大模型的微调主要有以下几个方面:
- 有监督的微调 (Supervised Fine-tuning,SFT)。
- 奖励 / 偏好建模 (Reward / preference modeling,RM)。
- 基于人类反馈的强化学习 (RLHF)。
相关的代码可以在github上访问:github.com/night-is-yo...
本文主要实现了4种模型:
- baichuan
- chatglm3
- qwen
- yi
本文主要是介绍第二部分,
reward 训练官方的例子:github.com/huggingface...
python
parser = HfArgumentParser((RewardConfig, ModelConfig))
reward_config, model_config = parser.parse_args_into_dataclasses()
reward_config.gradient_checkpointing_kwargs = dict(use_reentrant=False)
################
# Model & Tokenizer
################
torch_dtype = (
model_config.torch_dtype
if model_config.torch_dtype in ["auto", None]

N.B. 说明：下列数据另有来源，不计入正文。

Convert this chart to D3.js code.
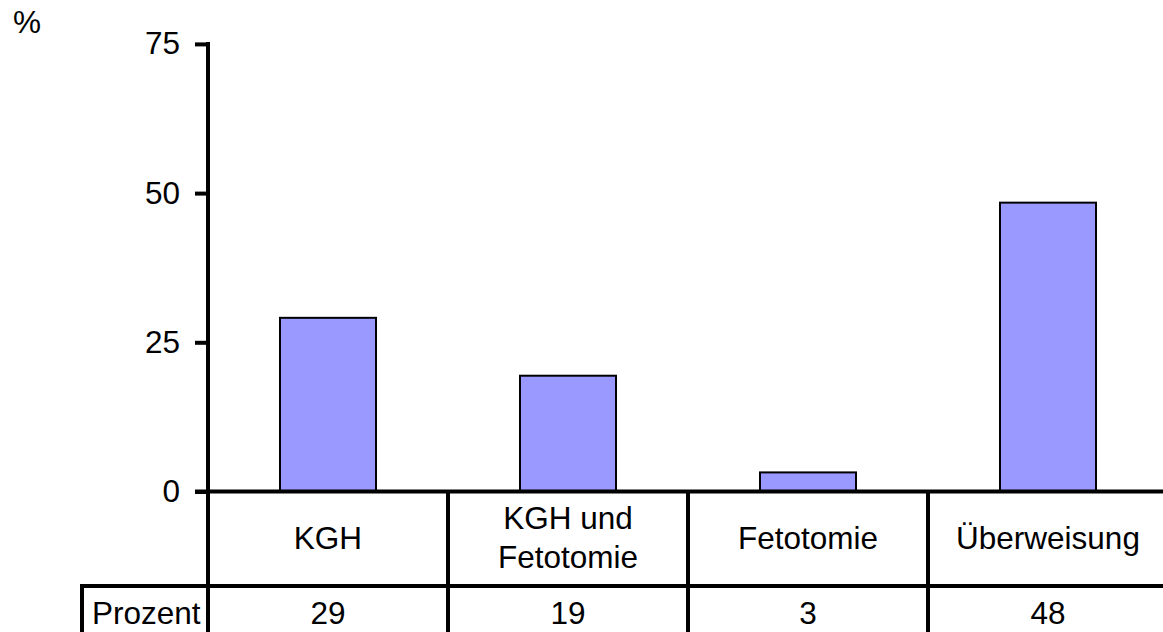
<!DOCTYPE html>
<html>
<head>
<meta charset="utf-8">
<script src="https://cdn.jsdelivr.net/npm/d3@7"></script>
<style>
  html, body { margin: 0; padding: 0; background: #fff; }
  svg { display: block; font-family: "Liberation Sans", Arial, sans-serif; }
</style>
</head>
<body>
<svg id="chart" width="1163" height="632"></svg>
<script>
// ---- data ----
const categories = [["KGH"], ["KGH und", "Fetotomie"], ["Fetotomie"], ["Überweisung"]];
const categoryKeys = ["KGH", "KGH und Fetotomie", "Fetotomie", "Überweisung"];
const values = [29.1, 19.4, 3.2, 48.4];
const tableLabels = ["29", "19", "3", "48"];
const rowLabel = "Prozent";
const yTicks = [0, 25, 50, 75];
const yUnit = "%";

// ---- layout ----
const W = 1163, H = 632;
const plotLeft = 208, plotRight = 1168;
const yTop = 43.9, yZero = 491.5;
const row2Top = 586, tableLeft = 82;
const lw = 4;
const fs = 31.5;

const svg = d3.select("#chart");

const x = d3.scaleBand().domain(categoryKeys).range([plotLeft, plotRight]).paddingInner(0.6).paddingOuter(0.3);
const xCol = d3.scaleBand().domain(categoryKeys).range([plotLeft, plotRight]).padding(0);
const y = d3.scaleLinear().domain([0, 75]).range([yZero, yTop]);

// bars
svg.append("g").selectAll("rect").data(values).join("rect")
  .attr("x", (d, i) => x(categoryKeys[i]))
  .attr("width", x.bandwidth())
  .attr("y", d => y(d))
  .attr("height", d => y(0) - y(d))
  .attr("fill", "#9999ff")
  .attr("stroke", "#000")
  .attr("stroke-width", 2);

// y axis
const yAxis = d3.axisLeft(y).tickValues(yTicks).tickSize(13).tickSizeOuter(0).tickPadding(15);
const gy = svg.append("g").attr("transform", `translate(${plotLeft},0)`).call(yAxis);
gy.select(".domain").remove();
gy.selectAll(".tick line").attr("stroke", "#000").attr("stroke-width", lw);
gy.selectAll(".tick text").attr("fill", "#000").style("font-size", fs + "px")
  .style("font-family", '"Liberation Sans", Arial, sans-serif');

// axis/table lines
const lines = svg.append("g").attr("stroke", "#000").attr("stroke-width", lw).attr("fill", "none");
lines.append("line").attr("x1", plotLeft).attr("x2", plotLeft).attr("y1", yTop - 2).attr("y2", H);
lines.append("line").attr("x1", plotLeft - 13).attr("x2", W).attr("y1", y(0)).attr("y2", y(0));
lines.append("line").attr("x1", tableLeft).attr("x2", W).attr("y1", row2Top).attr("y2", row2Top);
lines.append("line").attr("x1", tableLeft).attr("x2", tableLeft).attr("y1", row2Top - lw / 2).attr("y2", H);
categoryKeys.slice(1).forEach(k => {
  lines.append("line").attr("x1", xCol(k)).attr("x2", xCol(k)).attr("y1", y(0)).attr("y2", H);
});

// category labels
const catG = svg.append("g").attr("font-size", fs).attr("fill", "#000").attr("text-anchor", "middle");
categories.forEach((lines2, i) => {
  const cx = xCol(categoryKeys[i]) + xCol.bandwidth() / 2;
  const t = catG.append("text").attr("x", cx);
  if (lines2.length === 1) {
    t.attr("y", 549).text(lines2[0]);
  } else {
    lines2.forEach((s, j) => t.append("tspan").attr("x", cx).attr("y", 529 + j * 39).text(s));
  }
});

// table values
svg.append("g").attr("font-size", fs).attr("text-anchor", "middle").selectAll("text")
  .data(tableLabels).join("text")
  .attr("x", (d, i) => xCol(categoryKeys[i]) + xCol.bandwidth() / 2)
  .attr("y", 624)
  .text(d => d);

svg.append("text").attr("x", 92).attr("y", 624).attr("font-size", fs).text(rowLabel);

// unit label
svg.append("text").attr("x", 13).attr("y", 33).attr("font-size", fs).text(yUnit);
</script>
</body>
</html>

else getattr(torch, model_config.torch_dtype)
)
quantization_config = get_quantization_config(model_config)
model_kwargs = dict(
revision=model_config.model_revision,
trust_remote_code=model_config.trust_remote_code,
device_map=get_kbit_device_map() if quantization_config is not None else None,
quantization_config=quantization_config,
)
tokenizer = AutoTokenizer.from_pretrained(model_config.model_name_or_path, use_fast=True)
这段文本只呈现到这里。